Symbiont - Page 111/144

Nathan’s eyes widened slowly as he began to grasp my meaning. “Do you really think Tansy might still be functional?”

“I think Dr. Banks is smarter than your mother wants to give him credit for being. He wouldn’t throw anything useful away.” That included Tansy. She could only be useful to him if she was still herself. Once he took that away, all she could be used for was parts. “He kept me for years, even when he had learned everything he could without taking me apart, because there was still a chance I could be useful.”

The hot/cold mix in my belly finally solidified, becoming something that was greater and more dangerous than either could have been alone. I stood. Nathan mirrored the motion, frowning.

“Where are you going?” he asked.

“I need to talk to Dr. Banks alone.” It was one of the most frightening statements I had ever made, but it came surprisingly easily, now that my mind was made up. This was a thing that only I could do. I owed it to Tansy to try. “I need to ask him where she is, and I think there’s a good chance that he’ll tell me.”

Nathan looked at me, regret and understanding etched in his face, and didn’t say a word. The only sound was a crow somewhere in the streets below us, cawing harsh dominion over the broken works of man.

The area outside the room where Dr. Banks was being kept in temporary isolation was abandoned when we arrived. Nathan started to reach for the door. I grabbed his wrist before he could touch the knob.

“I said I needed to talk to him alone,” I said. “I meant I needed to talk to him alone.

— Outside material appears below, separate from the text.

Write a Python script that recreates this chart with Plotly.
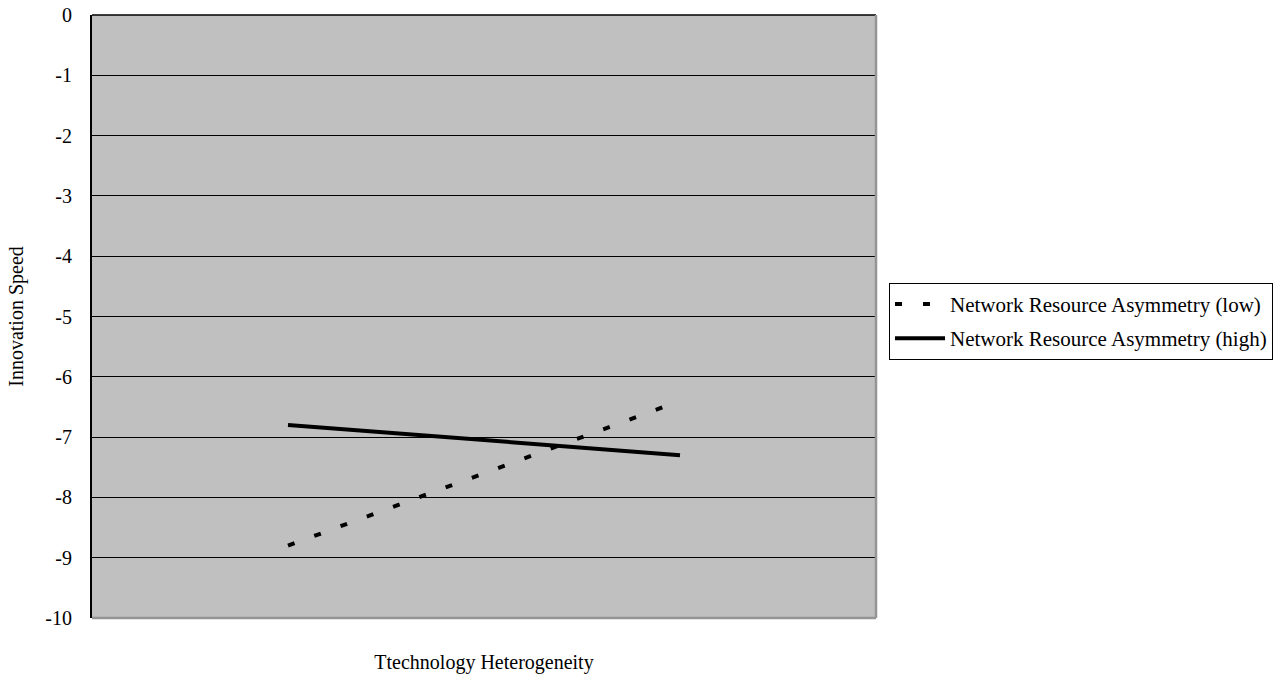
import plotly.graph_objects as go

# ---- data ----
x_categories = ["Low", "High"]
low_values = [-8.8, -6.4]      # Network Resource Asymmetry (low)
high_values = [-6.8, -7.3]     # Network Resource Asymmetry (high)
y_ticks = [0, -1, -2, -3, -4, -5, -6, -7, -8, -9, -10]
series_names = ["Network Resource Asymmetry (low)", "Network Resource Asymmetry (high)"]
x_title = "Ttechnology Heterogeneity"
y_title = "Innovation Speed"

FONT = "Liberation Serif, Times New Roman, serif"

fig = go.Figure()
fig.add_trace(go.Scatter(
    x=x_categories, y=low_values, mode="lines", name=series_names[0],
    legendgroup="low",
    line=dict(color="black", width=4, dash="7px,21px"),
))
fig.add_trace(go.Scatter(
    x=x_categories, y=high_values, mode="lines", name=series_names[1],
    legendgroup="high",
    line=dict(color="black", width=4),
))

fig.update_layout(
    width=1281, height=682,
    margin=dict(l=92, r=405, t=15, b=64, autoexpand=False),
    paper_bgcolor="white",
    plot_bgcolor="#C0C0C0",
    font=dict(family=FONT, size=20, color="black"),
    showlegend=True,
    legend=dict(
        x=1.0166, xanchor="left", y=0.556, yanchor="top",
        bgcolor="white", bordercolor="black", borderwidth=1,
        font=dict(family=FONT, size=21, color="black"),
        itemwidth=50, tracegroupgap=4,
    ),
    xaxis=dict(
        type="category", range=[-0.5, 1.5],
        showticklabels=False, showgrid=False, zeroline=False,
        showline=False, ticks="",
        title=dict(text=x_title, standoff=36, font=dict(family=FONT, size=20)),
        automargin=False,
    ),
    yaxis=dict(
        range=[-10, 0], tickvals=y_ticks, ticktext=[str(v) for v in y_ticks],
        showgrid=True, gridcolor="black", gridwidth=1.2,
        zeroline=False, showline=True, linecolor="black", linewidth=2,
        ticks="", ticklabelstandoff=14,
        tickfont=dict(family=FONT, size=20),
        title=dict(text=y_title, standoff=16, font=dict(family=FONT, size=20)),
        automargin=False,
    ),
    shapes=[
        dict(type="line", xref="paper", yref="paper", x0=0, x1=1, y0=1, y1=1,
             line=dict(color="black", width=1.5), layer="above"),
        dict(type="line", xref="paper", yref="paper", x0=0, x1=1, y0=0, y1=0,
             line=dict(color="#959595", width=2.5), layer="above"),
        dict(type="line", xref="paper", yref="paper", x0=1, x1=1, y0=0, y1=1,
             line=dict(color="#959595", width=2.5), layer="above"),
    ],
)

fig.write_html("out.html")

That means you can’t come in either.”

Nathan turned to face me, eyes wide and terribly startled. “Excuse me?”

I swallowed a sigh. It wouldn’t have helped. “He thinks of me as something between a developmentally disabled child and a very clever lab experiment. No matter what I do, he never really takes me seriously or believes I’d be capable of choosing to betray him. I mean, he left me alone in his office after he was almost entirely sure I was working either with or for your mom. I don’t think Dr. Banks is capable of looking at a chimera and seeing a person. It just isn’t how his mind works.”

“But I’m a person,” said Nathan grimly.

“Yes,” I said. “If you come in with me, he’ll assume I’m just asking the questions you want me to ask, and that anything I say has an ulterior motive. Me alone, there are no ulterior motives. There’s just the little girl he already knows how to work around.”

“That’s what I’m afraid of.”

I smiled at that. I had to. “Dr. Banks has never been as good at controlling me as he wants to believe he is. Don’t worry about me.”

“Sal…”

“It’s not like I’m asking you to stand by while I walk into a room with my father.” Sally’s father, who I would always think of as “mine” on some terrible, immutable level, no matter how many times I tried to tell myself that he didn’t deserve that power over me or that place in my heart.

Nathan looked at me for a long moment before he stepped in, leaned down, and kissed me long and slow, his lips crushed against mine, until the drums began beating in my ears and the skin on the back of my neck seemed like it was too tight, vellum stretched over hard bone and not skin at all. When he pulled back all I could do was blink at him dazedly, too lost in the memory of his kiss to speak.

“If you need anything at all, I will be right here,” he said. “Do you understand me? Right here.”

“Okay,” I murmured, and turned, and opened the door, and stepped into the chamber with my personal demon.

Dr. Banks had retaken his seat since I’d seen him last. His elbows were resting on his knees and his forehead was in his hands, making him look much smaller and less intimidating than he normally did. I eased the door shut behind me, trying to minimize the sound that it made when it closed. I wanted a moment to look at him without him realizing that he wasn’t alone.

So this was my enemy. One of many, really—Sherman, all of USAMRIID, my own confused, sleepwalking cousins—but he had been the first, and he was still the one who loomed largest in my mind. He was the one who had held my life in his hands and decided not to tell me what I was. How could I help but hate him? And at the same time, he was the man who had provided my medical care and taught me how to walk, talk, and think—even if he’d done it for his own reasons and to serve his own twisted ends, he’d done it, and that left me with a debt to him that I could never entirely repay. I wondered if humans felt this conflicted over their parents and teachers. I hoped not. It would be terrible to have an entire species with bellies full of mingled love and hate, anger and fear, walking around and thinking that they controlled the world.

That faint shabbiness that I had noticed when he first entered the factory was only highlighted by his helpless posture and utter lack of affectation. He didn’t know he was being watched, and so he didn’t bother putting on a show. That, more than anything, told me how dire his situation really was. I’d known that he had to be desperate to come to Dr. Cale, but I hadn’t known how desperate. Bit by bit, I was coming to understand.

Bare feet silent on the tiled floor, I walked across the room and stopped a foot or so away from the plastic barrier that kept him contained. It had been intended as a quarantine zone, keeping the staff from catching anything nasty that we brought in from the outside. It was serving its intended purpose very well.